__What to produce__
Retype the data exactly, from its first line to the line containing "const titleText = 'Last", including both, and skip any picture.

__Data__
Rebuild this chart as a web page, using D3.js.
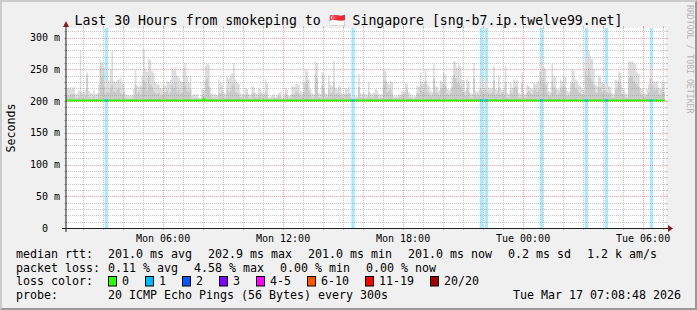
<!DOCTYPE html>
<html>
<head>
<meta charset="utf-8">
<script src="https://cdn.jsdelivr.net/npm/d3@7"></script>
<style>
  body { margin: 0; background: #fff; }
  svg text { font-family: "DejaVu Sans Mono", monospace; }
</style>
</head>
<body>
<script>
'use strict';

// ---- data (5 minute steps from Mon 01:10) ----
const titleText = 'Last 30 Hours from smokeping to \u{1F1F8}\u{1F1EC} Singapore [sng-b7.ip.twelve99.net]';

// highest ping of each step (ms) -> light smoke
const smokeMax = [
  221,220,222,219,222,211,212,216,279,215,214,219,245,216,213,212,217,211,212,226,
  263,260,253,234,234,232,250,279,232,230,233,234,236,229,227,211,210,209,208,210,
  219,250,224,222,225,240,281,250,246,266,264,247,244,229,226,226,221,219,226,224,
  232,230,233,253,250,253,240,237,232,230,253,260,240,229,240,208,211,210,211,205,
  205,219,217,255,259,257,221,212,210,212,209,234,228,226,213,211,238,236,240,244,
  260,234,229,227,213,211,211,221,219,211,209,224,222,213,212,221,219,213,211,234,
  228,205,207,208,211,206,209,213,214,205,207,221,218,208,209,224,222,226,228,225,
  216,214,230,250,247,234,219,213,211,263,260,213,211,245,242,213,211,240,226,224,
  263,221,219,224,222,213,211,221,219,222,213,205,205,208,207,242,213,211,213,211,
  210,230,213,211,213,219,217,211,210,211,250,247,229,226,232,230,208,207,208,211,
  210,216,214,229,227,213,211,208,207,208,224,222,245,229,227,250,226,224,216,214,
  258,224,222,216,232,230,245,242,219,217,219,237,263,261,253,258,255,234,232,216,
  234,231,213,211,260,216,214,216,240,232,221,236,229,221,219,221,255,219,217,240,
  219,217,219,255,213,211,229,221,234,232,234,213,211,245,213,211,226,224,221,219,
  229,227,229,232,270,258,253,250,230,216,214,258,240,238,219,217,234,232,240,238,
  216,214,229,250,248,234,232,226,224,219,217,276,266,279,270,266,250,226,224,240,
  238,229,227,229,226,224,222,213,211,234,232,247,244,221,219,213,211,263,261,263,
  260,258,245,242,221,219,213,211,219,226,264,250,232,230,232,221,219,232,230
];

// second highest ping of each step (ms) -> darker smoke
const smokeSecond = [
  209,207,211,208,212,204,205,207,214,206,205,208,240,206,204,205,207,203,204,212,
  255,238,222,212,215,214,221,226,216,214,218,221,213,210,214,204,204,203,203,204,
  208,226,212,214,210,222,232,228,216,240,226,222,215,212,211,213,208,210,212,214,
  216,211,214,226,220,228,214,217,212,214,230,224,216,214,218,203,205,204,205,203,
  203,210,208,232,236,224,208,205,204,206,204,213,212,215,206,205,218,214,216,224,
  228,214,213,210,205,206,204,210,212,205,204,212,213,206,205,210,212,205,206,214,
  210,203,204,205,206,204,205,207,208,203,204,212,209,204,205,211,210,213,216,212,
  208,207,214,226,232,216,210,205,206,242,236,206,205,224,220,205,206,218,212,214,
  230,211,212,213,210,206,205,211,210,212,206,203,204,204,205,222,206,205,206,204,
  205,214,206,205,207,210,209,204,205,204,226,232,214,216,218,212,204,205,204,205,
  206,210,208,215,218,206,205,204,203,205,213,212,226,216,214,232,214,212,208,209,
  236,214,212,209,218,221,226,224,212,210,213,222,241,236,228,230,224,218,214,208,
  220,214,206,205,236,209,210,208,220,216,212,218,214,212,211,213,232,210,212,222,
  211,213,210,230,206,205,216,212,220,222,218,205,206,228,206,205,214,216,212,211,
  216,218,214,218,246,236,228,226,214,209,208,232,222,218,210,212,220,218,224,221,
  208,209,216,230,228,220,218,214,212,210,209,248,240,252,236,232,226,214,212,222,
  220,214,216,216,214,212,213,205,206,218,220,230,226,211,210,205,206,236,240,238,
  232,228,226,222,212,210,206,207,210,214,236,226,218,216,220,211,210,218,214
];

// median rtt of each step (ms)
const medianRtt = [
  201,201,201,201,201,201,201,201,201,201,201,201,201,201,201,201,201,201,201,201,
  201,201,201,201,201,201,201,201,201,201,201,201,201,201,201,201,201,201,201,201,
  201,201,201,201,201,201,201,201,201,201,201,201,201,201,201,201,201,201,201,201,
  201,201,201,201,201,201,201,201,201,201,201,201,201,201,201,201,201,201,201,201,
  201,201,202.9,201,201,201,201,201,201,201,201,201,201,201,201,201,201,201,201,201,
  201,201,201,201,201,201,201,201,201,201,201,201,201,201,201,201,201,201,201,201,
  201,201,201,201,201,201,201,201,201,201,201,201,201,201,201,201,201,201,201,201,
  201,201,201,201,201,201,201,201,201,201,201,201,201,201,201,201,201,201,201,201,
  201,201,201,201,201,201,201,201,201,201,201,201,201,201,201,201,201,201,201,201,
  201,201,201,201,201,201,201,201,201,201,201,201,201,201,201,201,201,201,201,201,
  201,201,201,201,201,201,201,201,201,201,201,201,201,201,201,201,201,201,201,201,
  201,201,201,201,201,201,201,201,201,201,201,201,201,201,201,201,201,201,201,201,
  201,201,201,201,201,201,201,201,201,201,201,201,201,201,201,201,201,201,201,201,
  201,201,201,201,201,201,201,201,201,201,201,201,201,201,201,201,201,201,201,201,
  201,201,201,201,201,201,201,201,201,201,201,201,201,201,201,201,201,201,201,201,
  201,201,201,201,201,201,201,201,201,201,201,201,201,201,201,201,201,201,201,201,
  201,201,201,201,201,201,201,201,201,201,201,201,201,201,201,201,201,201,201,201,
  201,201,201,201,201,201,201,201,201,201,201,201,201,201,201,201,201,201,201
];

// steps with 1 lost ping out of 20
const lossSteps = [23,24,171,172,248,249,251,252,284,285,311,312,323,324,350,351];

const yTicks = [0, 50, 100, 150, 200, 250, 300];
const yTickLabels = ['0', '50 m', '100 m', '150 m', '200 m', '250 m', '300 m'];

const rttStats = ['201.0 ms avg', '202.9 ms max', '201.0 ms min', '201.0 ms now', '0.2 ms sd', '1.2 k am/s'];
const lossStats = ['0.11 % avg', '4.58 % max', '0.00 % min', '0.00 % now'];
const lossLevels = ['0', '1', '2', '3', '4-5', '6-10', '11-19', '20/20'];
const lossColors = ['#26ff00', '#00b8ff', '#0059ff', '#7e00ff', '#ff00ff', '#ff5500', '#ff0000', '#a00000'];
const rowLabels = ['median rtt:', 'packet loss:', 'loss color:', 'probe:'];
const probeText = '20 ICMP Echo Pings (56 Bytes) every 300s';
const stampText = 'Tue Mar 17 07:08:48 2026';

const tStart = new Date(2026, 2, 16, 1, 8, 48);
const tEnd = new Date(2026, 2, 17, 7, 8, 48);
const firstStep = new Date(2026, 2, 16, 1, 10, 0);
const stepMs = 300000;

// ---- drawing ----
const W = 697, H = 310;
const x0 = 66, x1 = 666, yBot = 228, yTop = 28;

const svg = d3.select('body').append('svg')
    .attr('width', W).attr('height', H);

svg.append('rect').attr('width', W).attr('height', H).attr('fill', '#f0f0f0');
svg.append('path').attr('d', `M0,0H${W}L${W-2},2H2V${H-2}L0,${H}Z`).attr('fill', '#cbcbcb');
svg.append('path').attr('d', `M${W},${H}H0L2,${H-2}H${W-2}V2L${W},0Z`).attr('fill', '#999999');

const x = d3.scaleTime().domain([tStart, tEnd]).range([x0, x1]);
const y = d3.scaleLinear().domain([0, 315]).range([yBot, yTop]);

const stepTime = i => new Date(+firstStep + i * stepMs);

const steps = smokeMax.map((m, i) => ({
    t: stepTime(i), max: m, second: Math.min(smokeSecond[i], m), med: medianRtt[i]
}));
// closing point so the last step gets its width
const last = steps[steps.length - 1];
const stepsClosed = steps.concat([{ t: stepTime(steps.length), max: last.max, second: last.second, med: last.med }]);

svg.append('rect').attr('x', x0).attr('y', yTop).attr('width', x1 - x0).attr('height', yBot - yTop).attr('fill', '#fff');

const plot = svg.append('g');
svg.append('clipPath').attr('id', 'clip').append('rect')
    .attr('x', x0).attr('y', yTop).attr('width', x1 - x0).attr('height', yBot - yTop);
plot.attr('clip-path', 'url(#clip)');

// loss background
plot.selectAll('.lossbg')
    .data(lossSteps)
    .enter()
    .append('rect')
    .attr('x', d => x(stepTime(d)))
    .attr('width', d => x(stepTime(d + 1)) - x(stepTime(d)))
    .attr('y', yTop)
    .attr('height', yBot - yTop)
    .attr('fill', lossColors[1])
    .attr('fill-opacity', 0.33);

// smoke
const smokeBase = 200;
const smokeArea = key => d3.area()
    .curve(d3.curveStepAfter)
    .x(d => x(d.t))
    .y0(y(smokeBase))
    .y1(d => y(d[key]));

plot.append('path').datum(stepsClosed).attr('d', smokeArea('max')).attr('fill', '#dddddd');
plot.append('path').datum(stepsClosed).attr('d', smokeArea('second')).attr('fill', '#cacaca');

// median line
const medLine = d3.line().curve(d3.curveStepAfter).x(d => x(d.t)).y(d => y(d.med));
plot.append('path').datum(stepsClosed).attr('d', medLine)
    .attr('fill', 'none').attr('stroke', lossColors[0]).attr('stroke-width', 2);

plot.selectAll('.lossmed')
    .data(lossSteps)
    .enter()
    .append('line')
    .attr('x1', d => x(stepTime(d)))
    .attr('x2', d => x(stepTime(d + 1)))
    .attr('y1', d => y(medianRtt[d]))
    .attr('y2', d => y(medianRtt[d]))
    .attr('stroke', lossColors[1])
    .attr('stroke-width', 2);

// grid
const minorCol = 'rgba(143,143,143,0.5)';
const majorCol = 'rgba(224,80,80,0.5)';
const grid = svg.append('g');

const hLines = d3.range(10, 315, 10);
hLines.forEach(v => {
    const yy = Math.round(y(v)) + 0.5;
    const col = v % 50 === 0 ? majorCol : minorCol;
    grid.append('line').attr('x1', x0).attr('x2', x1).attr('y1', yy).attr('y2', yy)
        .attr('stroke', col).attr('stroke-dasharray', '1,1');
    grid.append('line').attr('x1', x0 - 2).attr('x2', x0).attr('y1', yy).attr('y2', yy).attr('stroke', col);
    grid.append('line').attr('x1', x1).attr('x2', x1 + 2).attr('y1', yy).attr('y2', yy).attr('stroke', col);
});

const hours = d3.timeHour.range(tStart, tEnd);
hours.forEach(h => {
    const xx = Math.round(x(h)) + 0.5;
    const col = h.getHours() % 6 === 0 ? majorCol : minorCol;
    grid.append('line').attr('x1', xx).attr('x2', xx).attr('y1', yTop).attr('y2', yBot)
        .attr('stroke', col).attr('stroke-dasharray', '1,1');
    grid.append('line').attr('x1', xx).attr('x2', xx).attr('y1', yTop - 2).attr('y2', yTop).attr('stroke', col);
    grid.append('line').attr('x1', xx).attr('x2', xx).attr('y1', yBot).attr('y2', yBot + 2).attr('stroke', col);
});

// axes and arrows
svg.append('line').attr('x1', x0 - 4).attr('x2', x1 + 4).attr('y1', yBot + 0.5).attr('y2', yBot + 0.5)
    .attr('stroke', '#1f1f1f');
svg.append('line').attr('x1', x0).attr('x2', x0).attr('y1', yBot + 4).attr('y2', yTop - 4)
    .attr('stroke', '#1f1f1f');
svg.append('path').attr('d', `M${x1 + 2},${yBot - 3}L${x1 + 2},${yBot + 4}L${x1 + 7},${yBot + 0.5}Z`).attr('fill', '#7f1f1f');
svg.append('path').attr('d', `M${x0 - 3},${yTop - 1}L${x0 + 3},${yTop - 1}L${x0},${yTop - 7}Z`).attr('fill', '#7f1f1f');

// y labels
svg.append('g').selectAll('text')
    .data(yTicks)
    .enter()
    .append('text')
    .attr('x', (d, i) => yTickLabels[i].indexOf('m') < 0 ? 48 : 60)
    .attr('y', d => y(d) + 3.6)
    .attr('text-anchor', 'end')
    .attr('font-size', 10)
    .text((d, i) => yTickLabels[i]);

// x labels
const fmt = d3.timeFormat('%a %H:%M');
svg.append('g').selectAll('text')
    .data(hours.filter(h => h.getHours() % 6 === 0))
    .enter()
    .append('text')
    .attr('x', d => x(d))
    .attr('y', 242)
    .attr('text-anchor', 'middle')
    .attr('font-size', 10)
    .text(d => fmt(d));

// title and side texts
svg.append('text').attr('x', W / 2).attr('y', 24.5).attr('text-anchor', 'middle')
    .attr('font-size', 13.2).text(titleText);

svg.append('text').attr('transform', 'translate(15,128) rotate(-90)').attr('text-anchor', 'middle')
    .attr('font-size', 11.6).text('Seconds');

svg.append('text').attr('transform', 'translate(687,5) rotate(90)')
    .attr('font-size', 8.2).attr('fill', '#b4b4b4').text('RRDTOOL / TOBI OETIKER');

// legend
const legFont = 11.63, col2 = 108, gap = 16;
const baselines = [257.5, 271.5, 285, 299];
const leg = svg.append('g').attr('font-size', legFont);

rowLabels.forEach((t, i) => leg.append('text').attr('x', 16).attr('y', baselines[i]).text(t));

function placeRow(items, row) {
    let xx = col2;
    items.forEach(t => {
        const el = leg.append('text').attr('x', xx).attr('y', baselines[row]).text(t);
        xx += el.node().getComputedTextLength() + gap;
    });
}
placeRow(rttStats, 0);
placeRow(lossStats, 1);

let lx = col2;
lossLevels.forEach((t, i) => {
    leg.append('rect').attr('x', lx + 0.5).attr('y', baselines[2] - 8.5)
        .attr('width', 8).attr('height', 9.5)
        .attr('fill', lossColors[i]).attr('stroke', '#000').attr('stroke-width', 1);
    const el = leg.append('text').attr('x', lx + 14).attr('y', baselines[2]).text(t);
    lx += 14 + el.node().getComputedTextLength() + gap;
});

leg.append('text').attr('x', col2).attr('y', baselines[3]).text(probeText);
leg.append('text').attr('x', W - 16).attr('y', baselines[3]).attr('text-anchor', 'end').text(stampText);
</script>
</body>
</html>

__Reply to the task__
Rebuild this chart as a web page, using D3.js.
<!DOCTYPE html>
<html>
<head>
<meta charset="utf-8">
<script src="https://cdn.jsdelivr.net/npm/d3@7"></script>
<style>
  body { margin: 0; background: #fff; }
  svg text { font-family: "DejaVu Sans Mono", monospace; }
</style>
</head>
<body>
<script>
'use strict';

// ---- data (5 minute steps from Mon 01:10) ----
const titleText = 'Last 30 Hours from smokeping to \u{1F1F8}\u{1F1EC} Singapore [sng-b7.ip.twelve99.net]';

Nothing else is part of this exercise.